Task:
Set down the data below without change, skipping the pictures it holds.

Data excerpt:
— BEGIN —

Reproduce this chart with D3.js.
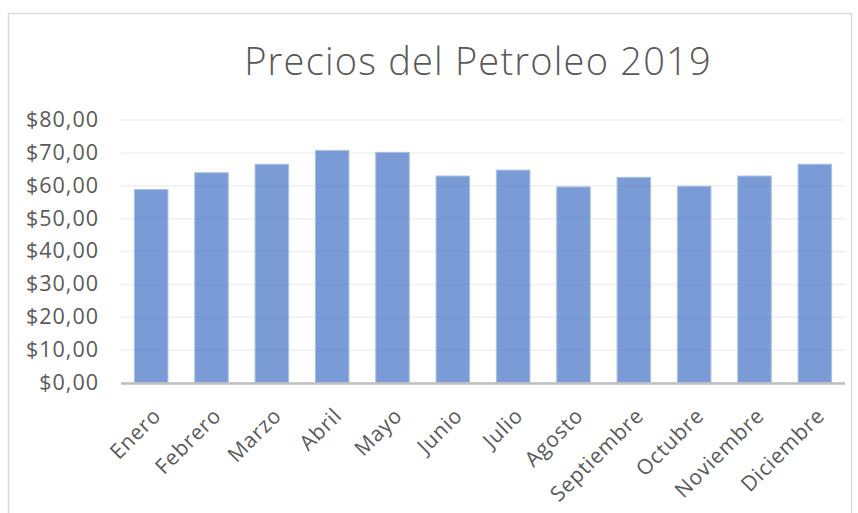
<!DOCTYPE html>
<html>
<head>
<meta charset="utf-8">
<script src="https://cdn.jsdelivr.net/npm/d3@7"></script>
<style>
  body { margin: 0; background: #fff; }
  text { font-family: "Open Sans", "Noto Sans", sans-serif; fill: #595959; }
</style>
</head>
<body>
<div id="chart"></div>
<script>
const months = ["Enero", "Febrero", "Marzo", "Abril", "Mayo", "Junio", "Julio",
    "Agosto", "Septiembre", "Octubre", "Noviembre", "Diciembre"]
const prices = [58.7, 63.8, 66.4, 70.6, 70.0, 62.8, 64.6, 59.5, 62.4, 59.7, 62.8, 66.4]
const yTicks = [0, 10, 20, 30, 40, 50, 60, 70, 80]

const W = 858, H = 513
const MARGIN = { top: 119.5, bot: 382.5, left: 121, right: 845 }

const svg = d3.select("#chart")
    .append("svg")
    .attr("width", W)
    .attr("height", H)

// chart area border
svg.append("rect")
    .attr("x", 8.5)
    .attr("y", 13.5)
    .attr("width", 843)
    .attr("height", 520)
    .attr("fill", "#fff")
    .attr("stroke", "#d9d9d9")
    .attr("stroke-width", 1.5)

svg.append("text")
    .attr("x", 478)
    .attr("y", 75)
    .attr("text-anchor", "middle")
    .attr("font-size", 38)
    .attr("font-weight", 300)
    .attr("letter-spacing", 1.2)
    .text("Precios del Petroleo 2019")

const x = d3.scaleBand()
    .domain(months)
    .range([MARGIN.left, MARGIN.right])
    .paddingInner(0.8 / 1.8)
    .paddingOuter(0.4 / 1.8)

const y = d3.scaleLinear()
    .domain([0, 80])
    .range([MARGIN.bot, MARGIN.top])

const fmt = d => "$" + d3.format(".2f")(d).replace(".", ",")

// gridlines
svg.append("g")
    .attr("transform", `translate(${MARGIN.left}, 0)`)
    .call(d3.axisLeft(y).tickValues(yTicks).tickSize(-(MARGIN.right - MARGIN.left)).tickFormat(""))
    .call(g => g.select(".domain").remove())
    .call(g => g.selectAll("line").attr("stroke", "#efefef").attr("stroke-width", 1.5))

// y labels
svg.append("g")
    .attr("transform", `translate(${MARGIN.left}, 0)`)
    .call(d3.axisLeft(y).tickValues(yTicks).tickSize(0).tickPadding(22).tickFormat(fmt))
    .call(g => g.select(".domain").remove())
    .call(g => g.selectAll("text").attr("font-size", 21.5).attr("letter-spacing", 1)
        .attr("fill", "#595959").style("font-family", "'Open Sans', sans-serif"))

svg.append("g")
    .selectAll("rect")
    .data(prices)
    .join("rect")
    .attr("x", (d, i) => x(months[i]))
    .attr("y", d => y(d))
    .attr("width", x.bandwidth())
    .attr("height", d => y(0) - y(d))
    .attr("fill", "#4472c4")
    .attr("fill-opacity", 0.71)
    .attr("stroke", "#a9c0e8")
    .attr("stroke-width", 1)

// x axis line
svg.append("line")
    .attr("x1", MARGIN.left)
    .attr("x2", MARGIN.right)
    .attr("y1", y(0) + 1)
    .attr("y2", y(0) + 1)
    .attr("stroke", "#bfbfbf")
    .attr("stroke-width", 2.5)

svg.append("g")
    .selectAll("text")
    .data(months)
    .join("text")
    .attr("transform", d => `translate(${x(d) + x.bandwidth() / 2 + 11}, 417) rotate(-45)`)
    .attr("text-anchor", "end")
    .attr("font-size", 21)
    .attr("letter-spacing", 0.8)
    .text(d => d)
</script>
</body>
</html>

— END —

Full response:
Reproduce this chart with D3.js.
<!DOCTYPE html>
<html>
<head>
<meta charset="utf-8">
<script src="https://cdn.jsdelivr.net/npm/d3@7"></script>
<style>
  body { margin: 0; background: #fff; }
  text { font-family: "Open Sans", "Noto Sans", sans-serif; fill: #595959; }
</style>
</head>
<body>
<div id="chart"></div>
<script>
const months = ["Enero", "Febrero", "Marzo", "Abril", "Mayo", "Junio", "Julio",
    "Agosto", "Septiembre", "Octubre", "Noviembre", "Diciembre"]
const prices = [58.7, 63.8, 66.4, 70.6, 70.0, 62.8, 64.6, 59.5, 62.4, 59.7, 62.8, 66.4]
const yTicks = [0, 10, 20, 30, 40, 50, 60, 70, 80]

const W = 858, H = 513
const MARGIN = { top: 119.5, bot: 382.5, left: 121, right: 845 }

const svg = d3.select("#chart")
    .append("svg")
    .attr("width", W)
    .attr("height", H)

// chart area border
svg.append("rect")
    .attr("x", 8.5)
    .attr("y", 13.5)
    .attr("width", 843)
    .attr("height", 520)
    .attr("fill", "#fff")
    .attr("stroke", "#d9d9d9")
    .attr("stroke-width", 1.5)

svg.append("text")
    .attr("x", 478)
    .attr("y", 75)
    .attr("text-anchor", "middle")
    .attr("font-size", 38)
    .attr("font-weight", 300)
    .attr("letter-spacing", 1.2)
    .text("Precios del Petroleo 2019")

const x = d3.scaleBand()
    .domain(months)
    .range([MARGIN.left, MARGIN.right])
    .paddingInner(0.8 / 1.8)
    .paddingOuter(0.4 / 1.8)

const y = d3.scaleLinear()
    .domain([0, 80])
    .range([MARGIN.bot, MARGIN.top])

const fmt = d => "$" + d3.format(".2f")(d).replace(".", ",")

// gridlines
svg.append("g")
    .attr("transform", `translate(${MARGIN.left}, 0)`)
    .call(d3.axisLeft(y).tickValues(yTicks).tickSize(-(MARGIN.right - MARGIN.left)).tickFormat(""))
    .call(g => g.select(".domain").remove())
    .call(g => g.selectAll("line").attr("stroke", "#efefef").attr("stroke-width", 1.5))

// y labels
svg.append("g")
    .attr("transform", `translate(${MARGIN.left}, 0)`)
    .call(d3.axisLeft(y).tickValues(yTicks).tickSize(0).tickPadding(22).tickFormat(fmt))
    .call(g => g.select(".domain").remove())
    .call(g => g.selectAll("text").attr("font-size", 21.5).attr("letter-spacing", 1)
        .attr("fill", "#595959").style("font-family", "'Open Sans', sans-serif"))

svg.append("g")
    .selectAll("rect")
    .data(prices)
    .join("rect")
    .attr("x", (d, i) => x(months[i]))
    .attr("y", d => y(d))
    .attr("width", x.bandwidth())
    .attr("height", d => y(0) - y(d))
    .attr("fill", "#4472c4")
    .attr("fill-opacity", 0.71)
    .attr("stroke", "#a9c0e8")
    .attr("stroke-width", 1)

// x axis line
svg.append("line")
    .attr("x1", MARGIN.left)
    .attr("x2", MARGIN.right)
    .attr("y1", y(0) + 1)
    .attr("y2", y(0) + 1)
    .attr("stroke", "#bfbfbf")
    .attr("stroke-width", 2.5)

svg.append("g")
    .selectAll("text")
    .data(months)
    .join("text")
    .attr("transform", d => `translate(${x(d) + x.bandwidth() / 2 + 11}, 417) rotate(-45)`)
    .attr("text-anchor", "end")
    .attr("font-size", 21)
    .attr("letter-spacing", 0.8)
    .text(d => d)
</script>
</body>
</html>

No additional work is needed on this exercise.